A Wisconsin State Senate special committee on oversight is sending a clear message to Attorney General Josh Kaul: end the use of privately funded Special Assistant Attorneys General (SAAGs), particularly those whose salaries and benefits are paid by billionaire Michael Bloomberg.

After reviewing thousands of documents to evaluate the SAAG program in Wisconsin and elsewhere, the Special Committee on Oversight of the Department of Justice (WI DOJ) outlined their recommendations in a 165 page report published on Tuesday. Chief among them is a “formal legislative resolution” concluding that the state DOJ’s use of SAAGs paid by third-party sources is both “unlawful” and “unethical.”

Following hearings on the matter, the committee emphasized their wider concerns about the program’s use:

“We are deeply troubled by the Department of Justice’s practice of allowing volunteer attorneys paid by out-of-state interest groups to prosecute Wisconsinites. … The lack of transparency is astonishing, and the taxpayers of Wisconsin have a right to that transparency. The Department of Justice is not for sale in Wisconsin.” (Emphasis added)

State Sen. Mary Felzkowski (R-Tomahawk), who chaired the committee, underscored the gravity of the concerns and the committee’s continued intention to press further:

“It is clear that Attorney General Kaul is weaponizing the power vested in him by the people of Wisconsin to further partisan interests with the help of out-of-state billionaires. The Senate is not done looking into this matter.”

The Latest Stage in Wisconsin’s SAAG Saga

The report follows the State Senate’s December 2025 announcement launching a special committee investigating the WI DOJ’s use of privately funded environmental legal fellows – an investigation that built on long-founded concerns about the program, both in Wisconsin and across the country.

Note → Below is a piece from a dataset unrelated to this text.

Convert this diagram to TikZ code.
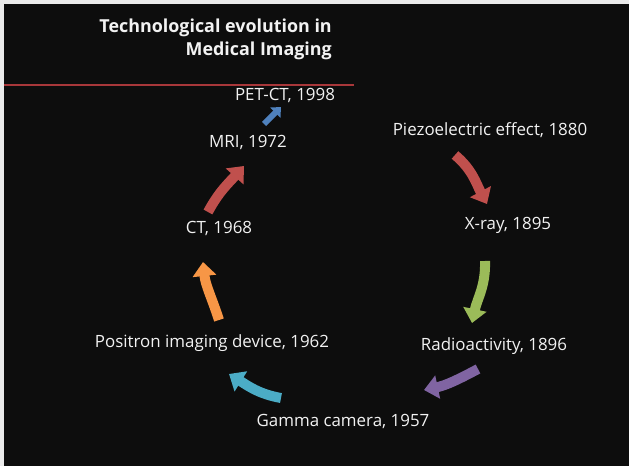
\documentclass[tikz,border=0pt]{standalone}
\usepackage{fontspec}
\setmainfont{Open Sans}
\usetikzlibrary{arrows.meta}
\definecolor{bg}{HTML}{0D0D0D}
\definecolor{txt}{HTML}{F2F2F2}
\definecolor{aRed}{HTML}{C0504D}
\definecolor{aGreen}{HTML}{9BBB59}
\definecolor{aPurple}{HTML}{8064A2}
\definecolor{aCyan}{HTML}{4BACC6}
\definecolor{aOrange}{HTML}{F79646}
\definecolor{aBlue}{HTML}{4F81BD}
\definecolor{lineRed}{HTML}{A8373A}
\tikzset{
  lbl/.style={text=txt, font=\fontsize{16.9}{20}\selectfont, inner sep=0pt, anchor=center},
  ttl/.style={text=txt, font=\fontsize{17.9}{21}\selectfont\bfseries, inner sep=0pt, anchor=east},
  bigarrow/.style={line width=10pt, -{Triangle[length=14pt,width=23pt]}},
  smallarrow/.style={line width=6pt, -{Triangle[length=8pt,width=14pt]}}
}
\begin{document}
\begin{tikzpicture}[x=1pt,y=1pt]
\useasboundingbox (0,0) rectangle (629,466);
\fill[white!92!black] (0,0) rectangle (629,466);
\fill[bg] (4,0) rectangle (629,462);
% title
\node[ttl] (t1) at (332,438) {Technological evolution in};
\node[ttl] (t2) at (332,415) {Medical Imaging};
\coordinate (l1) at (4,381);
\coordinate (l2) at (354,381);
\draw[lineRed, line width=1.3pt] (l1) -- (l2);
% labels
\node[lbl] (pet) at (285,371) {PET-CT, 1998};
\node[lbl] (mri) at (248,324) {MRI, 1972};
\node[lbl] (ct) at (219,238) {CT, 1968};
\node[lbl] (pos) at (212,123) {Positron imaging device, 1962};
\node[lbl] (gam) at (343,45) {Gamma camera, 1957};
\node[lbl] (rad) at (494,120) {Radioactivity, 1896};
\node[lbl] (xr) at (508,241) {X-ray, 1895};
\node[lbl] (pz) at (490,336) {Piezoelectric effect, 1880};
% arrow end points
\coordinate (a1s) at (455,311); \coordinate (a1e) at (487,262);
\coordinate (a2s) at (485,205); \coordinate (a2e) at (472,143);
\coordinate (a3s) at (478,97);  \coordinate (a3e) at (424,76);
\coordinate (a4s) at (281,68);  \coordinate (a4e) at (229,92);
\coordinate (a5s) at (219,146); \coordinate (a5e) at (203,204);
\coordinate (a6s) at (208,254); \coordinate (a6e) at (244,300);
\coordinate (a7s) at (264,342); \coordinate (a7e) at (281,359);
% arrows
\draw[bigarrow, aRed] (a1s) to[out=-40, in=118] (a1e);
\draw[bigarrow, aGreen] (a2s) to[out=-88, in=78] (a2e);
\draw[bigarrow, aPurple] (a3s) to[out=-152, in=12] (a3e);
\draw[bigarrow, aCyan] (a4s) to[out=170, in=-32] (a4e);
\draw[bigarrow, aOrange] (a5s) to[out=108, in=-84] (a5e);
\draw[bigarrow, aRed] (a6s) to[out=62, in=-132] (a6e);
\draw[smallarrow, aBlue] (a7s) -- (a7e);
\end{tikzpicture}
\end{document}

When announcing the investigation, Special Committee Chair Felzkowski emphasized the wider goals of the investigation:

“Wisconsinites deserve a Department of Justice that acts for them, not against them. …  This is not about politics, it’s about transparency and good governance.”

The report’s findings validated those concerns. It raises issues under Wisconsin ethics laws and statutes, and notes that a complaint alleging AG Kaul unlawfully accepted free legal services remains pending before the Wisconsin Ethics Commission — 412 days and counting. That prolonged inaction makes the committee’s recommendations more urgent.

The report also warns that SAAG program creates “structural dependence on outside interests.” Bloomberg-funded SAAGs are frequently deployed specifically in environmental litigation, including climate lawsuits against major energy companies. The report explains why this is a problem:

“Key contract terms create an imbalance that suggests outside influence on DOJ. This includes provisions allowing the external funder to withdraw a SAAG on short notice while requiring DOJ to ‘confer’ and attempt resolution before termination. In the Committee’s view, that structure constrains DOJ’s practical ability to direct or remove embedded counsel and creates incentives to align work with the funder’s priorities.”(Emphasis added)

The committee’s interest in Wisconsin’s use of SAAGs is not the only instance of in-state organizations sounding the alarm.

In February 2025, the Wisconsin Dairy Alliance sued the WI DOJ over its hiring of Bloomberg-funded attorneys, arguing the program gives outside interests undue influence over agricultural and environmental issues. A state court denied AG Kaul’s motion to dismiss the lawsuit last August, keeping the case alive.

A Questionable History

The SAAG program has long raised fundamental questions about transparency and governance. Legal experts and lawmakers have warned that privately funded attorneys general blur the lines between public service and private interests – giving entities like the Bloomberg-funded State Energy & Environmental Impact Center (SEEIC) at New York University (NYU) Law School to have undue influence in state’s legal systems.

Concerns have reached the federal level, too. Last July, House Oversight and Government Reform Committee Chairman James Comer (R-KY) announced a formal investigation into the NYU’s SEEIC:

“The role of an attorney general is vital to America’s legal system … The circumstances surrounding the State Impact Center raise questions as to whether participating state attorneys general are acting on independent judgment to best serve the interests of their states’ citizens.”

Bottom Line: The Wisconsin Senate’s report is a clear call to action. AG Kaul should end his department’s use of privately-funded SAAGs— and use this moment to show that Wisconsin’s DOJ answers to its citizens, not to billionaire-backed outside interests.